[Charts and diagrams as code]
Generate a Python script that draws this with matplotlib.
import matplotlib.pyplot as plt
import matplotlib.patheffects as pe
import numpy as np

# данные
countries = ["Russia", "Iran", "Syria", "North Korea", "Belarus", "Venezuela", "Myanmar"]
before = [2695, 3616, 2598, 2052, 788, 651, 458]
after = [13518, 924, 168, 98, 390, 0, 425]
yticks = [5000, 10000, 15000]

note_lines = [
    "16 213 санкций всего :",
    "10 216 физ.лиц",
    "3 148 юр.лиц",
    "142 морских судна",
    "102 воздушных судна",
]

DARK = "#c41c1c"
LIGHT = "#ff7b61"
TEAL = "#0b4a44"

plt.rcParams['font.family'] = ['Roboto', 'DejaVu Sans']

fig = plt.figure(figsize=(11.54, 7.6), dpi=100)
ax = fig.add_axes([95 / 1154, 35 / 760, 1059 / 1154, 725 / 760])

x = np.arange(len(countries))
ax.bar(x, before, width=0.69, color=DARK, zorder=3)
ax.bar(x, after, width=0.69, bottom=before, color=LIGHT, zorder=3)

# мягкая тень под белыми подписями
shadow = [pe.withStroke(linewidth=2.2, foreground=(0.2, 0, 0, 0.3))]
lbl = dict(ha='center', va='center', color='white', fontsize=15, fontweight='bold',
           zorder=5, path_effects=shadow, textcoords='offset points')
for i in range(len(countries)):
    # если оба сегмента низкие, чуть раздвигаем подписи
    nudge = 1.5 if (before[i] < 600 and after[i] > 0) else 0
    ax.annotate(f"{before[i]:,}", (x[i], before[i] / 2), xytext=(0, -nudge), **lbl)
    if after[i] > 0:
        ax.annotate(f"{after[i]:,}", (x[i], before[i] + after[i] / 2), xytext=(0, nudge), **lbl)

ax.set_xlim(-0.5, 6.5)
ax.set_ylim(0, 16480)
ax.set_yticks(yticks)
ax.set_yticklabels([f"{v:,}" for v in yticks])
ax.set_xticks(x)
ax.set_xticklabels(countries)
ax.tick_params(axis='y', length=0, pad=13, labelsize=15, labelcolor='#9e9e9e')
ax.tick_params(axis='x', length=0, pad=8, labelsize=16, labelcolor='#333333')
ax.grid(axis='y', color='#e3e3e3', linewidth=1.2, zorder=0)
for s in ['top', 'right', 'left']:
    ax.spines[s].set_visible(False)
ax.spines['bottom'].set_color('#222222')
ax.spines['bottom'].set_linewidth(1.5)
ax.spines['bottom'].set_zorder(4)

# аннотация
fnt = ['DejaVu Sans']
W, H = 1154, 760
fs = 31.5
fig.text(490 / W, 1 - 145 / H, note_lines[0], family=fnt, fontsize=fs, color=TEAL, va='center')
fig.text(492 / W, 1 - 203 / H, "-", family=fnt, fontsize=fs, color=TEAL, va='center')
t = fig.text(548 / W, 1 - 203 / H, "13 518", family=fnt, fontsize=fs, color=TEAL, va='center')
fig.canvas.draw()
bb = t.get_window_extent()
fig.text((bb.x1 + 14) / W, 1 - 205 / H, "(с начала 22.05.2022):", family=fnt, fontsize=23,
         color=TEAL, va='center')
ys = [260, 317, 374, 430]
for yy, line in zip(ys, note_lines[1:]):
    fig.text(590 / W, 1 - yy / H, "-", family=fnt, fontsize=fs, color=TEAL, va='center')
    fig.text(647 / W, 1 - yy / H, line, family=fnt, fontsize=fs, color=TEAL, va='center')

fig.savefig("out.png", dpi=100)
...
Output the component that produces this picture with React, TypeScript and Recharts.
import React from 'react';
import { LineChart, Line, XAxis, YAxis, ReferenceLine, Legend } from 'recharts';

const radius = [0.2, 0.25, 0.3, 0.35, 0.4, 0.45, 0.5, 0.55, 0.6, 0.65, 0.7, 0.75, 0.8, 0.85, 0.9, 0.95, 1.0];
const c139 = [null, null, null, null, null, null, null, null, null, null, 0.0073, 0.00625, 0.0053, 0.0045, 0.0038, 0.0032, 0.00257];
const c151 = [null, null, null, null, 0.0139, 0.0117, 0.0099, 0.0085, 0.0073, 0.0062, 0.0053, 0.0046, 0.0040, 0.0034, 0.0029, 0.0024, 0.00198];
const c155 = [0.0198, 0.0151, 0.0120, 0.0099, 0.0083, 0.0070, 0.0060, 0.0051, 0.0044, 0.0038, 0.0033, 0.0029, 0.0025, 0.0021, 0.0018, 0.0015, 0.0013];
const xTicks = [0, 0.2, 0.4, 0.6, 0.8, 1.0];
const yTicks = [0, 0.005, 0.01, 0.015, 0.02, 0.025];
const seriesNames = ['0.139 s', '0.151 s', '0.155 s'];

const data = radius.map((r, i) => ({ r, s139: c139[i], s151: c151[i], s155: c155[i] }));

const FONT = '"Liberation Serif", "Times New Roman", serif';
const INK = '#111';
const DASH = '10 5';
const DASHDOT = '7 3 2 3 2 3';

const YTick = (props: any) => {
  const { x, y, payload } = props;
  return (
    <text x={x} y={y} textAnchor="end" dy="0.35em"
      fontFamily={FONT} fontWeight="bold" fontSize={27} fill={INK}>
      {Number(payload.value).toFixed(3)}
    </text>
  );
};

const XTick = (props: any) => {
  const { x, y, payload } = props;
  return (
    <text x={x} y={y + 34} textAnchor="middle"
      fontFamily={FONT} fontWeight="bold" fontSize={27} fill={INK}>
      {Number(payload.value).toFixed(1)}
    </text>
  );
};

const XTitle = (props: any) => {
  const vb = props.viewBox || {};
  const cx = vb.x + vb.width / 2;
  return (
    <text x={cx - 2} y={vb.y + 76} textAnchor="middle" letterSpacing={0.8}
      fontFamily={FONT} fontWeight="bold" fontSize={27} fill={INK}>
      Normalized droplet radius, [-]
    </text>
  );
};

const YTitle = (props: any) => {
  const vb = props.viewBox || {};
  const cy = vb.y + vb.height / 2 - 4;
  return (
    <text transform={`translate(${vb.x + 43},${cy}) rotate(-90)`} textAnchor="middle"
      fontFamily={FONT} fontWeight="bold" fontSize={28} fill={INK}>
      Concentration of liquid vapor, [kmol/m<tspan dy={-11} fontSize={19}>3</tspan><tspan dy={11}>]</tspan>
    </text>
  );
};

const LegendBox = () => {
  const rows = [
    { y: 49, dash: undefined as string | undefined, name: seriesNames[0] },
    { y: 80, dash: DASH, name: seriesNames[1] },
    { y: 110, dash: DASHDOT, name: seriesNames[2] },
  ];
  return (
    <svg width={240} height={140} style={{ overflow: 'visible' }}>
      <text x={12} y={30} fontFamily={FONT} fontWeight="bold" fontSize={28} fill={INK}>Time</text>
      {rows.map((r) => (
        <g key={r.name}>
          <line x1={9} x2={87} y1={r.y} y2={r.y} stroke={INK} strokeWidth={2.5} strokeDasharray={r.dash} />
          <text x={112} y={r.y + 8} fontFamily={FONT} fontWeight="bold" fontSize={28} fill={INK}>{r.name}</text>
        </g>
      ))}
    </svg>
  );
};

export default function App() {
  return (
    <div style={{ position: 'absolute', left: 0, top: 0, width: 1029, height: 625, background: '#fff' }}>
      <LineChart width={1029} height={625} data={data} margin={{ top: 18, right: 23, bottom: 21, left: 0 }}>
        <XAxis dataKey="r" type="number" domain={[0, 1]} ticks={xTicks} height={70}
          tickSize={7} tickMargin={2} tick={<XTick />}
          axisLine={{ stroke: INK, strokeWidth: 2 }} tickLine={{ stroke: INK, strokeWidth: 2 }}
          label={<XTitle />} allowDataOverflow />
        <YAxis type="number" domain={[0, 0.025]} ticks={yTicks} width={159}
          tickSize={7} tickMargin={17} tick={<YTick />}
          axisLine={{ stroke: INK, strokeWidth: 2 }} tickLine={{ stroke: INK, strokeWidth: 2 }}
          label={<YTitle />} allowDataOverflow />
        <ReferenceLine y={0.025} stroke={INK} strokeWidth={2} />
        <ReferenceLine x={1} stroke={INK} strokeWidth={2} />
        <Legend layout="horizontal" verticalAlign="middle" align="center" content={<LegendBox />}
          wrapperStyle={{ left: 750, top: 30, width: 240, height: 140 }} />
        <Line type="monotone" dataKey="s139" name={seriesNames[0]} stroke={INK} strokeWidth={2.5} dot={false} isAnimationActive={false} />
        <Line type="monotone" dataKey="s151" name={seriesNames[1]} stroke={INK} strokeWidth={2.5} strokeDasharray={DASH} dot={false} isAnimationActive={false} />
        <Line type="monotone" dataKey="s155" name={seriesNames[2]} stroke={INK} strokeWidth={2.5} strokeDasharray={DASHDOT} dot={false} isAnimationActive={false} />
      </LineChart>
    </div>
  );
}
==
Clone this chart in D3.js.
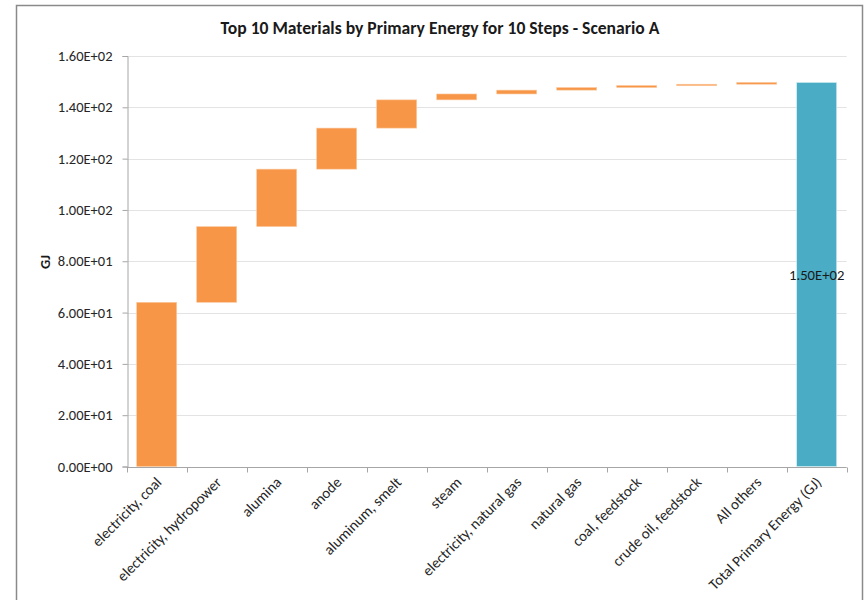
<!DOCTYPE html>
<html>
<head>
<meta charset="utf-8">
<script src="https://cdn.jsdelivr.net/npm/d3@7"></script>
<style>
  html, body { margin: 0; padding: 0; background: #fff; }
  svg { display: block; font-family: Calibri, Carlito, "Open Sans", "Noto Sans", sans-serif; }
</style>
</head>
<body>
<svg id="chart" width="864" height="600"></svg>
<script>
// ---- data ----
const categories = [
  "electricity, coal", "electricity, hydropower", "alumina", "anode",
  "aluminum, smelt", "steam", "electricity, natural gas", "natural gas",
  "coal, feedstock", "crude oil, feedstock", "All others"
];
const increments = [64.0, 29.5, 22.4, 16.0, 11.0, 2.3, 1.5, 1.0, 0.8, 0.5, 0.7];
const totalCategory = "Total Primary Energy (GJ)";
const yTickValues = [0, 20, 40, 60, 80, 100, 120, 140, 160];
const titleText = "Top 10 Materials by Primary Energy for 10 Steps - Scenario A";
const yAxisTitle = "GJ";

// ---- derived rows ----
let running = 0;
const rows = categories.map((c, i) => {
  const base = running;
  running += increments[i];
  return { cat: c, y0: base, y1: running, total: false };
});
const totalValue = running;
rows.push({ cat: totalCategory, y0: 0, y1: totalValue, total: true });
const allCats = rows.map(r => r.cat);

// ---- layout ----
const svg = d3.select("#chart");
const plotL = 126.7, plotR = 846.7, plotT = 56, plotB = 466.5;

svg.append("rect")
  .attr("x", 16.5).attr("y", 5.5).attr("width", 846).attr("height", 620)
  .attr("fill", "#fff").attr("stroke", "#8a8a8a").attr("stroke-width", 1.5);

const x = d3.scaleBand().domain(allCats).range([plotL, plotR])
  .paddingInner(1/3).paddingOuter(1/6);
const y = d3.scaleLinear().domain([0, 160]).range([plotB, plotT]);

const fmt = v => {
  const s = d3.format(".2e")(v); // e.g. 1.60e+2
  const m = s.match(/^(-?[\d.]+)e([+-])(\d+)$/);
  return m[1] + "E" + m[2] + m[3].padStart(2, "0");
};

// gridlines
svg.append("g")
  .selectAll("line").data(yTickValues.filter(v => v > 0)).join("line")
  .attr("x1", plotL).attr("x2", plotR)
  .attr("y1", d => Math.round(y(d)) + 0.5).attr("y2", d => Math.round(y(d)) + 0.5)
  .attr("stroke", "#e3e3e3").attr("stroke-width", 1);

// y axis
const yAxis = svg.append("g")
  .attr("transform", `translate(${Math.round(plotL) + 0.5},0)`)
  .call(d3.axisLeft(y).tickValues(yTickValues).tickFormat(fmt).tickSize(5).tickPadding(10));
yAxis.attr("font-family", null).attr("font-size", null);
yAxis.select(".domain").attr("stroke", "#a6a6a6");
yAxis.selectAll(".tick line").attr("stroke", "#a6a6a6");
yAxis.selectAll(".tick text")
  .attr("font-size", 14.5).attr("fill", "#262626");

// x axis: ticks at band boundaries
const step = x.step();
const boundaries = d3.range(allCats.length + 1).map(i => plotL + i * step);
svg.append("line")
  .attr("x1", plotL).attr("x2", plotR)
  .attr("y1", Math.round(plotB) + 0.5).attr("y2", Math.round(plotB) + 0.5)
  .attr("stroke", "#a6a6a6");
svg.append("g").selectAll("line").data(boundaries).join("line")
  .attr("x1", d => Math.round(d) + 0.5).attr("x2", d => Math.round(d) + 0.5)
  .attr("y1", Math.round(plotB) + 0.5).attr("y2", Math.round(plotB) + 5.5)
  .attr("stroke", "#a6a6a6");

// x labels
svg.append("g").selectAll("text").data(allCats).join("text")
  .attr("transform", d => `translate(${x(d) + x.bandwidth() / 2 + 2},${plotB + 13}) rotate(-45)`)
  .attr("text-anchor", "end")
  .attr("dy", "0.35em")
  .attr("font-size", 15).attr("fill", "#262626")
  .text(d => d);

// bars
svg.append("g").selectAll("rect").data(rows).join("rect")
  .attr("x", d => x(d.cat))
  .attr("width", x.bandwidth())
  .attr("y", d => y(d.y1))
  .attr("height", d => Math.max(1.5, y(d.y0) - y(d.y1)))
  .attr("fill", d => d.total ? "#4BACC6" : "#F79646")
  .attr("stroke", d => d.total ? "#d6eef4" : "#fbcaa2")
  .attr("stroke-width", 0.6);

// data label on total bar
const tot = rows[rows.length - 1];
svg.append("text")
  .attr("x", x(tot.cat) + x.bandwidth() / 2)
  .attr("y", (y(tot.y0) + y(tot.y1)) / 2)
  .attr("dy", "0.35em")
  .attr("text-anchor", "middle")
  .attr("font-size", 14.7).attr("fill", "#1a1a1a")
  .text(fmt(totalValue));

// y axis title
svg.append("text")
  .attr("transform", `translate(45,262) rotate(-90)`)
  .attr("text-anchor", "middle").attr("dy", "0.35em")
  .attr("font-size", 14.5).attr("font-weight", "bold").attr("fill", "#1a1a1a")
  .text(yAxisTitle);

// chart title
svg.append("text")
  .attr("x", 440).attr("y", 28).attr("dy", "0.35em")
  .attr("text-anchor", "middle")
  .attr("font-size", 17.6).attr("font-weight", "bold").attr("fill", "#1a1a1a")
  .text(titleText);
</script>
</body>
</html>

■ **CHALLENGE**: In the listing above, locate the line containing "Generate a Python" and the line containing "ax = fig.add_axes([95". Extract those two lines and every line between them, exactly as written, and only those.

■ **RESPONSE FOR THIS EXERCISE**:
Generate a Python script that draws this with matplotlib.
import matplotlib.pyplot as plt
import matplotlib.patheffects as pe
import numpy as np

# данные
countries = ["Russia", "Iran", "Syria", "North Korea", "Belarus", "Venezuela", "Myanmar"]
before = [2695, 3616, 2598, 2052, 788, 651, 458]
after = [13518, 924, 168, 98, 390, 0, 425]
yticks = [5000, 10000, 15000]

note_lines = [
    "16 213 санкций всего :",
    "10 216 физ.лиц",
    "3 148 юр.лиц",
    "142 морских судна",
    "102 воздушных судна",
]

DARK = "#c41c1c"
LIGHT = "#ff7b61"
TEAL = "#0b4a44"

plt.rcParams['font.family'] = ['Roboto', 'DejaVu Sans']

fig = plt.figure(figsize=(11.54, 7.6), dpi=100)
ax = fig.add_axes([95 / 1154, 35 / 760, 1059 / 1154, 725 / 760])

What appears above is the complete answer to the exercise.